Tuesday, January 26, 2010

Blank generation

A longish, but amazingly epic article on the state of "indie" music today. Also, quotes from Thomas Frank. Love.

Even though it feels weird to admit as an alt-looking 25-year-old, I've never been a huge music fan. Maybe it's because my formative years were spent in Seattle circa 1993-2000, where everyone from the kid behind the Pizza Hut counter to the homeless guy on the street-corner was guaranteed to know more obscure indie shit than thou. I did my time -- pored over a hard copy of The Stranger every Friday while skipping pep rallies, went to Sonic Youth and Pavement concerts at Bumbershoot, and made my share of jokes about Death Cab For Cutie as they got really big -- but generally avoided the bulk of the rabidly cultish indie scene, which felt too hopelessly contradictory and trendy to ever traverse.
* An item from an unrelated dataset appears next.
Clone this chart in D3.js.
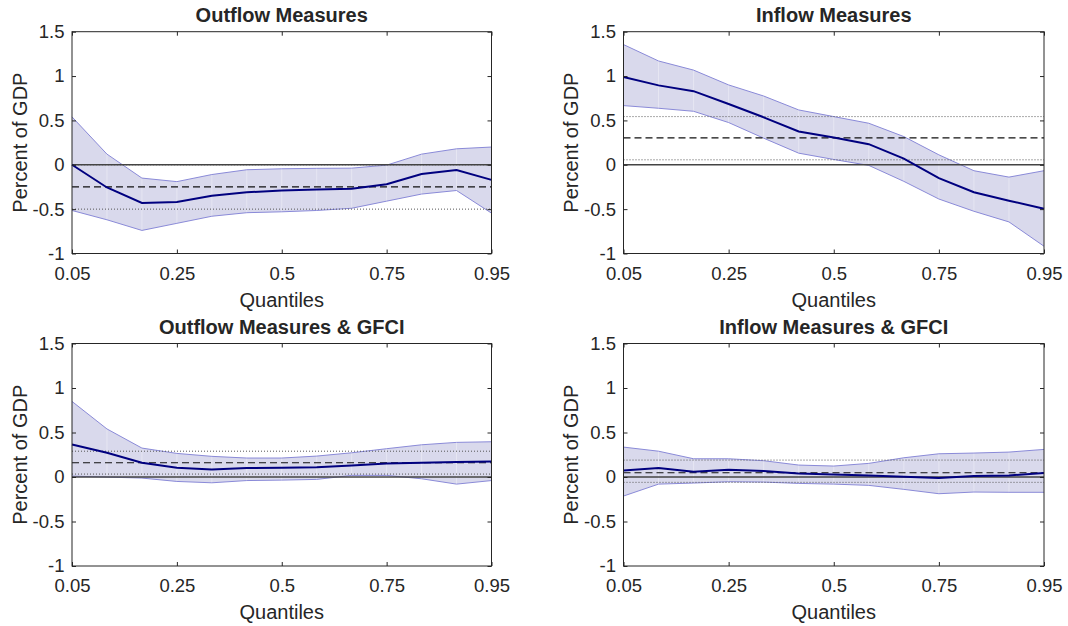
<!DOCTYPE html>
<html>
<head>
<meta charset="utf-8">
<script src="https://cdn.jsdelivr.net/npm/d3@7"></script>
<style>
  body { margin: 0; background: #fff; }
  text { font-family: "Liberation Sans", Arial, sans-serif; fill: #262626; }
</style>
</head>
<body>
<script>
// quantiles estimated (13 points, axis is by position)
const quantiles = ['0.05','0.1','0.2','0.25','0.3','0.4','0.5','0.6','0.7','0.75','0.8','0.9','0.95'];
const xTickLabels = ['0.05','0.25','0.5','0.75','0.95'];
const yTicks = [-1, -0.5, 0, 0.5, 1, 1.5];

const titles = ['Outflow Measures', 'Inflow Measures', 'Outflow Measures & GFCI', 'Inflow Measures & GFCI'];

// Outflow measures
const outMean  = [0.0, -0.256, -0.43, -0.42, -0.35, -0.31, -0.29, -0.28, -0.27, -0.22, -0.105, -0.06, -0.17];
const outUpper = [0.54, 0.12, -0.15, -0.19, -0.11, -0.056, -0.045, -0.04, -0.038, -0.004, 0.12, 0.18, 0.2];
const outLower = [-0.515, -0.62, -0.74, -0.66, -0.58, -0.54, -0.53, -0.515, -0.49, -0.41, -0.33, -0.29, -0.545];
const outRef   = [-0.5, -0.25, 0.0];   // dotted, dashed, dotted

// Inflow measures
const inMean  = [0.99, 0.895, 0.83, 0.685, 0.535, 0.375, 0.307, 0.232, 0.07, -0.15, -0.31, -0.405, -0.495];
const inUpper = [1.355, 1.17, 1.067, 0.9, 0.775, 0.618, 0.543, 0.468, 0.318, 0.112, -0.067, -0.139, -0.067];
const inLower = [0.667, 0.637, 0.603, 0.476, 0.3, 0.131, 0.06, -0.007, -0.187, -0.386, -0.524, -0.644, -0.918];
const inRef   = [0.056, 0.303, 0.543];

// Outflow measures & GFCI
const outGMean  = [0.366, 0.272, 0.16, 0.104, 0.085, 0.1, 0.104, 0.11, 0.13, 0.153, 0.16, 0.168, 0.175];
const outGUpper = [0.849, 0.54, 0.325, 0.265, 0.232, 0.213, 0.213, 0.235, 0.272, 0.318, 0.362, 0.389, 0.396];
const outGLower = [0.01, -0.001, -0.012, -0.05, -0.065, -0.04, -0.035, -0.027, 0.018, 0.018, -0.02, -0.08, -0.04];
const outGRef   = [0.033, 0.16, 0.29];

// Inflow measures & GFCI
const inGMean  = [0.074, 0.1, 0.059, 0.082, 0.067, 0.04, 0.029, 0.018, 0.003, -0.012, 0.01, 0.018, 0.044];
const inGUpper = [0.336, 0.29, 0.205, 0.205, 0.183, 0.134, 0.123, 0.153, 0.216, 0.261, 0.269, 0.28, 0.31];
const inGLower = [-0.214, -0.08, -0.068, -0.053, -0.057, -0.072, -0.08, -0.094, -0.139, -0.188, -0.169, -0.172, -0.172];
const inGRef   = [-0.06, 0.048, 0.19];

const width = 1068, height = 626;

const panels = [
  { title: titles[0], mean: outMean,  upper: outUpper,  lower: outLower,  ref: outRef,  x0: 72,    x1: 491.5, y0: 31.7,  y1: 253.5 },
  { title: titles[1], mean: inMean,   upper: inUpper,   lower: inLower,   ref: inRef,   x0: 623.5, x1: 1044,  y0: 31.7,  y1: 253.5 },
  { title: titles[2], mean: outGMean, upper: outGUpper, lower: outGLower, ref: outGRef, x0: 72,    x1: 491.5, y0: 343.5, y1: 566 },
  { title: titles[3], mean: inGMean,  upper: inGUpper,  lower: inGLower,  ref: inGRef,  x0: 623.5, x1: 1044,  y0: 343.5, y1: 566 }
];

const svg = d3.select('body')
  .append('svg')
  .attr('width', width)
  .attr('height', height);

panels.forEach(drawPanel);

function drawPanel(p) {
  const x = d3.scalePoint()
    .domain(quantiles)
    .range([p.x0, p.x1]);

  const y = d3.scaleLinear()
    .domain([-1, 1.5])
    .range([p.y1, p.y0]);

  const g = svg.append('g');
  const rows = quantiles.map((q, i) => ({ q: q, m: p.mean[i], hi: p.upper[i], lo: p.lower[i] }));

  // confidence band
  g.append('path')
    .datum(rows)
    .attr('d', d3.area().x(d => x(d.q)).y0(d => y(d.lo)).y1(d => y(d.hi)))
    .attr('fill', '#d9d9ec')
    .attr('stroke', 'none');

  // faint seams inside the patch
  g.selectAll('line.seam')
    .data(rows.slice(1, -1))
    .join('line')
    .attr('class', 'seam')
    .attr('x1', d => x(d.q)).attr('x2', d => x(d.q))
    .attr('y1', d => y(d.lo)).attr('y2', d => y(d.hi))
    .attr('stroke', '#fff')
    .attr('stroke-opacity', 0.35)
    .attr('stroke-width', 1);

  ['hi', 'lo'].forEach(k => {
    g.append('path')
      .datum(rows)
      .attr('d', d3.line().x(d => x(d.q)).y(d => y(d[k])))
      .attr('fill', 'none')
      .attr('stroke', '#8a8ad8')
      .attr('stroke-width', 1);
  });

  // reference lines
  const refStyle = [
    { dash: '1,2', color: '#555', w: 1 },
    { dash: '7,4', color: '#111', w: 1.2 },
    { dash: '1,2', color: '#555', w: 1 }
  ];
  g.selectAll('line.ref')
    .data(p.ref)
    .join('line')
    .attr('class', 'ref')
    .attr('x1', p.x0).attr('x2', p.x1)
    .attr('y1', d => y(d)).attr('y2', d => y(d))
    .attr('stroke', (d, i) => refStyle[i].color)
    .attr('stroke-width', (d, i) => refStyle[i].w)
    .attr('stroke-dasharray', (d, i) => refStyle[i].dash);

  // zero line
  g.append('line')
    .attr('x1', p.x0).attr('x2', p.x1)
    .attr('y1', y(0)).attr('y2', y(0))
    .attr('stroke', '#444')
    .attr('stroke-width', 1.5);

  // median estimate
  g.append('path')
    .datum(rows)
    .attr('d', d3.line().x(d => x(d.q)).y(d => y(d.m)))
    .attr('fill', 'none')
    .attr('stroke', '#00007f')
    .attr('stroke-width', 2);

  // axes, ticks inside on all four sides
  const fmt = d => String(d);
  const axes = [
    { ax: d3.axisLeft(y).tickValues(yTicks).tickFormat(fmt), t: `translate(${p.x0},0)`, pad: 7.5 },
    { ax: d3.axisRight(y).tickValues(yTicks).tickFormat(''), t: `translate(${p.x1},0)`, pad: 0 },
    { ax: d3.axisBottom(x).tickValues(xTickLabels), t: `translate(0,${p.y1})`, pad: 13 },
    { ax: d3.axisTop(x).tickValues(xTickLabels).tickFormat(''), t: `translate(0,${p.y0})`, pad: 0 }
  ];
  axes.forEach(a => {
    const ag = g.append('g')
      .attr('transform', a.t)
      .call(a.ax.tickSizeInner(-4).tickSizeOuter(0).tickPadding(a.pad));
    ag.select('.domain').remove();
    ag.selectAll('line').attr('stroke', '#262626');
    ag.selectAll('text')
      .style('font-family', '"Liberation Sans", Arial, sans-serif')
      .style('font-size', '18.5px')
      .attr('fill', '#262626');
  });

  g.append('rect')
    .attr('x', p.x0).attr('y', p.y0)
    .attr('width', p.x1 - p.x0).attr('height', p.y1 - p.y0)
    .attr('fill', 'none')
    .attr('stroke', '#262626')
    .attr('stroke-width', 1);

  const cx = (p.x0 + p.x1) / 2;

  g.append('text')
    .attr('x', cx).attr('y', p.y0 - 9.5)
    .attr('text-anchor', 'middle')
    .style('font-size', '20px')
    .style('font-weight', 'bold')
    .attr('fill', '#000')
    .text(p.title);

  g.append('text')
    .attr('x', cx).attr('y', p.y1 + 53)
    .attr('text-anchor', 'middle')
    .style('font-size', '20px')
    .text('Quantiles');

  g.append('text')
    .attr('transform', `translate(${p.x0 - 45.5},${(p.y0 + p.y1) / 2}) rotate(-90)`)
    .attr('text-anchor', 'middle')
    .style('font-size', '20px')
    .text('Percent of GDP');
}
</script>
</body>
</html>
Or maybe it's the simple fact that I was never able to listen to anything but ambient noise or wordless jazz when reading or writing, and the latter two things always took precedence and ate up most of my time. Whatever the case, college pretty much confirmed my dilettantish stance towards music; my friends were into college radio, and I was happy to feast off the crumbs of knowledge they'd occasionally toss my way in the form of mixes and mp3s. I went to see a lot of good shows (New Orleans was unparalleled for that, bless her), but I still never really actively sought to unravel the Gordian knot of the contemporary music scene. Music was a lot of things to me -- meditative background, emotional refuge, dancing/drinking accompaniment, wooing currency. But it was never the focus of my intellectual energy, and thus never my life.
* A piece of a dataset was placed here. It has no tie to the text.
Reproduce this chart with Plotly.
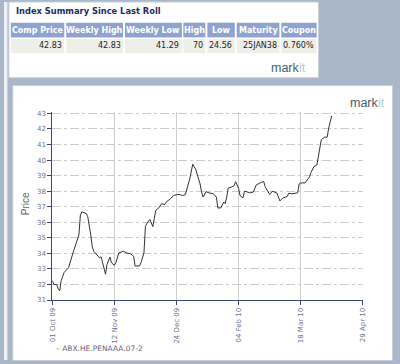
import plotly.graph_objects as go

# ---- data ----
dates = [
    "2009-10-01", "2009-10-02", "2009-10-04", "2009-10-05", "2009-10-06", "2009-10-07",
    "2009-10-09", "2009-10-11", "2009-10-12", "2009-10-15", "2009-10-17", "2009-10-19",
    "2009-10-20", "2009-10-21", "2009-10-24", "2009-10-25", "2009-10-27", "2009-10-28",
    "2009-10-29", "2009-10-31", "2009-11-02", "2009-11-03", "2009-11-05", "2009-11-06",
    "2009-11-07", "2009-11-09", "2009-11-10", "2009-11-12", "2009-11-13", "2009-11-15",
    "2009-11-18", "2009-11-20", "2009-11-23", "2009-11-25", "2009-11-26", "2009-11-29",
    "2009-11-30", "2009-12-02", "2009-12-03", "2009-12-04", "2009-12-06", "2009-12-07",
    "2009-12-08", "2009-12-09", "2009-12-10", "2009-12-12", "2009-12-14", "2009-12-16",
    "2009-12-17", "2009-12-20", "2009-12-22", "2009-12-24", "2009-12-26", "2009-12-28",
    "2009-12-30", "2010-01-02", "2010-01-03", "2010-01-04", "2010-01-06", "2010-01-07",
    "2010-01-09", "2010-01-10", "2010-01-11", "2010-01-13", "2010-01-15", "2010-01-18",
    "2010-01-20", "2010-01-21", "2010-01-23", "2010-01-25", "2010-01-26", "2010-01-27",
    "2010-01-28", "2010-01-30", "2010-02-01", "2010-02-02", "2010-02-04", "2010-02-05",
    "2010-02-07", "2010-02-08", "2010-02-10", "2010-02-12", "2010-02-14", "2010-02-16",
    "2010-02-18", "2010-02-21", "2010-02-22", "2010-02-25", "2010-02-27", "2010-03-02",
    "2010-03-04", "2010-03-06", "2010-03-09", "2010-03-10", "2010-03-12", "2010-03-14",
    "2010-03-16", "2010-03-17", "2010-03-18", "2010-03-21", "2010-03-24", "2010-03-25",
    "2010-03-27", "2010-03-29", "2010-03-30", "2010-04-01", "2010-04-03", "2010-04-05",
    "2010-04-06", "2010-04-08",
]
prices = [
    32.24, 32.0, 32.0, 31.7, 31.6, 32.24,
    32.77, 32.98, 33.08, 34.03, 34.56, 35.19,
    36.46, 36.67, 36.56, 36.35, 35.19, 34.45,
    34.14, 33.92, 33.71, 33.78, 32.98, 32.66,
    33.29, 33.76, 33.4, 33.23, 33.4, 34.03,
    34.14, 34.03, 33.97, 33.82, 33.19, 33.19,
    33.4, 34.03, 35.72, 35.93, 36.18, 35.87,
    35.72, 36.25, 36.77, 36.92, 37.2, 37.13,
    37.3, 37.51, 37.72, 37.77, 37.79, 37.72,
    37.77, 38.78, 39.41, 39.73, 39.41, 39.1,
    38.46, 37.94, 37.62, 37.97, 37.89, 37.83,
    37.62, 36.92, 36.92, 37.3, 37.2, 37.62,
    38.19, 38.25, 38.35, 38.61, 38.19, 37.72,
    37.56, 38.0, 37.94, 37.89, 37.94, 38.4,
    38.5, 38.63, 38.29, 37.79, 38.0, 37.87,
    37.37, 37.56, 37.66, 37.87, 37.83, 37.87,
    37.89, 38.46, 38.53, 38.53, 38.92, 39.2,
    39.58, 39.68, 40.25, 41.31, 41.46, 41.48,
    42.05, 42.83,
]
series_name = "ABX.HE.PENAAA.07-2"

x_tick_dates = ["2009-10-01", "2009-11-12", "2009-12-24", "2010-02-04", "2010-03-18", "2010-04-29"]
y_ticks = [31, 32, 33, 34, 35, 36, 37, 38, 39, 40, 41, 42, 43]

table_title = "Index Summary Since Last Roll"
table_headers = ["Comp Price", "Weekly High", "Weekly Low", "High", "Low", "Maturity", "Coupon"]
table_values = ["42.83", "42.83", "41.29", "70", "24.56", "25JAN38", "0.760%"]

# ---- layout helpers (pixel -> paper) ----
W, H = 400, 364


def px(x):
    return x / W


def py(y):
    return 1 - y / H


BG = "#a9b7c9"
FONT = "DejaVu Sans, Verdana, sans-serif"
shapes = []
annotations = []


def rect(x0, y0, x1, y1, fill, line=None, lw=0):
    shapes.append(dict(type="rect", xref="paper", yref="paper",
                       x0=px(x0), x1=px(x1), y0=py(y1), y1=py(y0),
                       fillcolor=fill, line=dict(color=line or fill, width=lw),
                       layer="below"))


def text(x, y, s, size, color, xanchor="left", angle=0, family=FONT):
    annotations.append(dict(x=px(x), y=py(y), xref="paper", yref="paper",
                            text=s, showarrow=False, textangle=angle,
                            xanchor=xanchor, yanchor="middle", borderpad=0,
                            font=dict(family=family, size=size, color=color)))


# left light strip
rect(0, 0, 3.5, 364, "#eef1f5")
# top summary panel
rect(5, 0, 321, 77, "#ffffff", "#c9cfd8", 1)
# chart panel
rect(9, 85, 396.5, 364.5, "#ffffff", "#c9cfd8", 1)

# title
text(11, 9.5, "<b>" + table_title + "</b>", 8.3, "#1d2b63")

cell_edges = [(7, 61.5), (63.5, 121.5), (123.5, 181.5), (183, 205.5),
              (207.5, 235.5), (237.5, 281), (283, 319)]
for (x0, x1), h, v in zip(cell_edges, table_headers, table_values):
    rect(x0, 21, x1, 36, "#8fa3cf")
    rect(x0, 37.5, x1, 52, "#efefe9")
    text((x0 + x1) / 2, 28.5, "<b>" + h + "</b>", 8, "#ffffff", xanchor="center")
    text(x1 - 1.5, 44.5, v, 8, "#222222", xanchor="right")

# markit logos
LOGO_FONT = "Liberation Sans, Arial, sans-serif"
for (xr, yc) in [(303, 67), (384, 102.5)]:
    text(xr, yc, "mark", 12.5, "#3f5f70", xanchor="right", family=LOGO_FONT)
    text(xr - 3, yc, "it", 12.5, "#a8d0d6", xanchor="left", family=LOGO_FONT)

# y axis title
text(22, 205, "Price", 10, "#666666", xanchor="center", angle=-90,
     family="Liberation Sans, Arial, sans-serif")

# legend-like label
text(52, 352, "\u2013 " + series_name, 7.5, "#666677")

fig = go.Figure()
fig.add_trace(go.Scatter(x=dates, y=prices, mode="lines", name=series_name,
                         line=dict(color="#333333", width=1), showlegend=False))

tick_font = dict(family=FONT, size=7, color="#6a7390")
fig.update_layout(
    width=W, height=H,
    margin=dict(l=0, r=0, t=0, b=0),
    paper_bgcolor=BG,
    plot_bgcolor="#eeeeee",
    shapes=shapes,
    annotations=annotations,
    showlegend=False,
    xaxis=dict(
        domain=[px(49.3), px(366)],
        range=["2009-10-01", "2010-04-29"],
        tickvals=x_tick_dates,
        tickformat="%d %b %y",
        tickangle=-90,
        tickfont=tick_font,
        ticks="outside", ticklen=4, tickcolor="#3a4678",
        showline=True, linecolor="#3a4678", linewidth=1,
        showgrid=True, gridcolor="#cfcfcf", gridwidth=1,
        zeroline=False,
    ),
    yaxis=dict(
        domain=[py(303), py(112)],
        range=[31, 43.08],
        tickvals=y_ticks,
        tickfont=tick_font,
        ticks="outside", ticklen=4, tickcolor="#3a4678",
        showline=True, linecolor="#3a4678", linewidth=1,
        showgrid=True, gridcolor="#cccccc", gridwidth=1, griddash="dashdot",
        zeroline=False,
    ),
)

fig.write_html("out.html",
               config={"displayModeBar": False},
               post_script="document.body.style.margin='0';document.body.style.background='%s';" % BG)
This has been changing lately, and I wonder if it's indicative of a personal attitude shift or a generational one. I realize that a huge chunk of credit goes to, ahem, certain illicit downloading technologies that make the acquisition of music frighteningly, mindlessly simple. But with that simplicity comes a healthy heaping of boredom, jadedness, and ennui that inevitably follows disposable culture, which I sense emanating heatedly from many of my friends who've been into music for much longer than I. Maybe I'm lucky to have missed the indie music craze of the 90s and early 00s, since it's allowed me to preserve a certain naivety and childlike eagerness about things that most people are already on their third degree of ironic removal from (my latest infatuation is Of Montreal -- need I say more?). Whatever the case, I'm certainly grateful to catch things in their twilit baroque phase. Being much more accustomed to the post-mortem flavor of literary criticism, the academic in me is so much happier to study things after they're dead.